Thanks Drew. Interesting reading your thoughts on the Coco Chanel ballet and the ebbs and flows of its narrative. Wonder if a "shadow" Onegin – or shadow Pushkin character – would help bring that ballet closer to the original novel/poem.

I'm wondering about the Chanel dream of ripping up Dior's dresses. Looking through the images in Vogue and Harper's Bazaar of the forties and fifties online, it doesn't seem as if Chanel's designs would hold up very well against Christian Dior's brilliant work, especially the sleek designs of his 1947 and 1951 collections. In fact Chanel seems to completely disappear from the scene until 1955 when Jean Cocteau of all people tries to rehabilitate her in a 1955 Bazaar article, and she doesn't seem to be much of a player even after that.

Also Dior, always described as a shy and self-effacing man, seems an odd nemesis to have been picked for Chanel. Dior quietly continued to design during the war, while his sister Catherine worked for the Resistance out of their apartment and was later captured and tortured by the Gestapo. The comparison with Dior only seems to point up Chanel's dubious behavior during those years.

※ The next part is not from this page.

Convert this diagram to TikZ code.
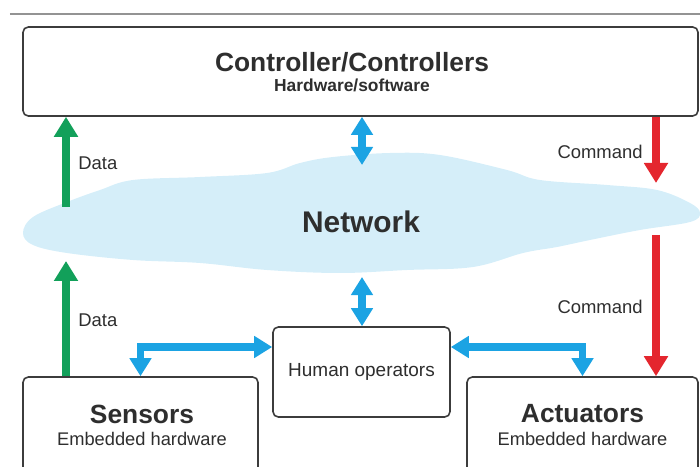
\documentclass[tikz,border=0pt]{standalone}
\usepackage{fontspec}
\setmainfont{Liberation Sans}
\usetikzlibrary{arrows.meta,positioning,calc}
\definecolor{ncgreen}{HTML}{12A05A}
\definecolor{ncred}{HTML}{E4262E}
\definecolor{ncblue}{HTML}{1BA3E3}
\definecolor{nccloud}{HTML}{D5EEF9}
\definecolor{nctext}{HTML}{2E2E2E}
\definecolor{ncedge}{HTML}{3C3C3C}

\begin{document}
\begin{tikzpicture}[
  text=nctext,
  box/.style={draw=ncedge, line width=0.9pt, rounded corners=3pt, fill=white},
  head/.style={anchor=base, inner sep=0pt, font=\fontsize{15}{18}\selectfont\bfseries},
  sub/.style={anchor=base, inner sep=0pt, font=\fontsize{10.4}{12.5}\selectfont},
  lbl/.style={inner sep=0pt, font=\fontsize{10.5}{12.6}\selectfont},
  netlbl/.style={inner sep=0pt, font=\fontsize{17}{20}\selectfont\bfseries},
  dataarr/.style={draw=ncgreen, line width=4.5pt, -{Triangle[length=4mm,width=4.6mm]}},
  cmdarr/.style={draw=ncred, line width=4.5pt, -{Triangle[length=4mm,width=4.6mm]}},
  linkarr/.style={draw=ncblue, line width=4pt,
                  {Triangle[length=3.6mm,width=4.2mm]}-{Triangle[length=3.6mm,width=4.2mm]}},
]
\useasboundingbox (0,0) rectangle (14,9.32);
\clip (0,0) rectangle (14,9.32);

% ---- top rule ----
\draw[gray!85, line width=0.8pt] (0.2,9.04) -- (14,9.04);

% ---- network cloud ----
\fill[nccloud] plot[smooth cycle, tension=0.6] coordinates {
  (0.46,4.66) (0.66,4.98) (1.34,5.28) (2.0,5.52) (2.66,5.72) (4.0,5.78)
  (5.34,5.86) (6.0,6.06) (6.66,6.18) (7.8,6.26) (8.8,6.22) (10.14,5.92)
  (10.8,5.72) (12.14,5.62) (13.14,5.52) (13.8,5.26) (14.0,5.06)
  (13.8,4.88) (12.8,4.72) (11.8,4.52) (11.14,4.38) (10.46,4.26) (9.46,3.98)
  (8.14,3.92) (6.8,3.86) (5.34,3.92) (4.0,4.06) (2.66,4.12) (1.34,4.26)
  (0.66,4.42)};
\node[netlbl] (net) at (7.22,4.88) {Network};

% ---- cloud edge points ----
\coordinate (netNW) at (1.32,5.18);
\coordinate (netSW) at (1.32,4.10);
\coordinate (netNE) at (13.12,5.66);
\coordinate (netSE) at (13.12,4.62);
\coordinate (netN) at (7.24,6.02);
\coordinate (netS) at (7.24,3.78);

% ---- controller ----
\node[box, minimum width=13.5cm, minimum height=1.78cm] (ctrl) at (7.21,7.89) {};
\node[head] (ctrlttl) at (7.04,7.88) {Controller/Controllers};
\node[sub, font=\fontsize{9.9}{12}\selectfont\bfseries] (ctrlsub) at (7.04,7.48) {Hardware/software};

% ---- field devices ----
\node[box, minimum width=4.7cm, minimum height=2.08cm] (sens) at (2.81,0.74) {};
\node[head] (senttl) at (2.84,0.86) {Sensors};
\node[sub] (sensub) at (2.84,0.42) {Embedded hardware};

\node[box, minimum width=4.62cm, minimum height=2.08cm] (act) at (11.65,0.74) {};
\node[head] (actttl) at (11.65,0.88) {Actuators};
\node[sub] (actsub) at (11.65,0.42) {Embedded hardware};

\node[box, minimum width=3.54cm, minimum height=1.8cm,
      font=\fontsize{10.8}{13}\selectfont] (hum) at (7.23,1.88) {Human operators};

% ---- labels ----
\node[lbl, anchor=west] (dat1) at (1.56,6.06) {Data};
\node[lbl, anchor=west] (dat2) at (1.56,2.92) {Data};
\node[lbl, anchor=east] (cmd1) at (12.86,6.28) {Command};
\node[lbl, anchor=east] (cmd2) at (12.86,3.18) {Command};

% ---- data flow ----
\draw[dataarr] (netNW) -- (netNW |- ctrl.south);
\draw[dataarr] (netSW |- sens.north) -- (netSW);
\draw[cmdarr] (netNE |- ctrl.south) -- (netNE);
\draw[cmdarr] (netSE) -- (netSE |- act.north);

% ---- network links ----
\draw[linkarr] (netN |- ctrl.south) -- (netN);
\draw[linkarr] (netS) -- (netS |- hum.north);
\draw[linkarr] (sens.north) |- ([yshift=5mm]hum.west);
\draw[linkarr] ([yshift=5mm]hum.east) -| (act.north);

\end{tikzpicture}
\end{document}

There is a whole miniseries on Apple TV +  entirely devoted to Chanel vs. Dior called The New Look--I've only seen the trailer, but I'm guessing a series called The New Look must be team Dior.   The whole idea of the two designers as, at one time, rivals, with different visions of femininity and different experiences of the war seems to be in the air.

To be clear regarding the ballet though: Dior as a character makes no appearance in it at all, though the synopsis mentions him as the designer of the New Look.  After the WWII episode and Chanel's fall from grace -- she is shown being forced to leave France -- there eventually emerges a line of women in voluminous skirts that are suggestive of his designs. From the ballet's point of view the New Look harked back to the older feminine ideal that Chanel had always fought against, and in these final scenes I mostly enjoyed its staging of the way Chanel's work frees women's bodies from certain types of silhouettes.  But Chanel's personal nemesis in this ballet is Wertheimer--which left me uneasy for the reasons I went into above.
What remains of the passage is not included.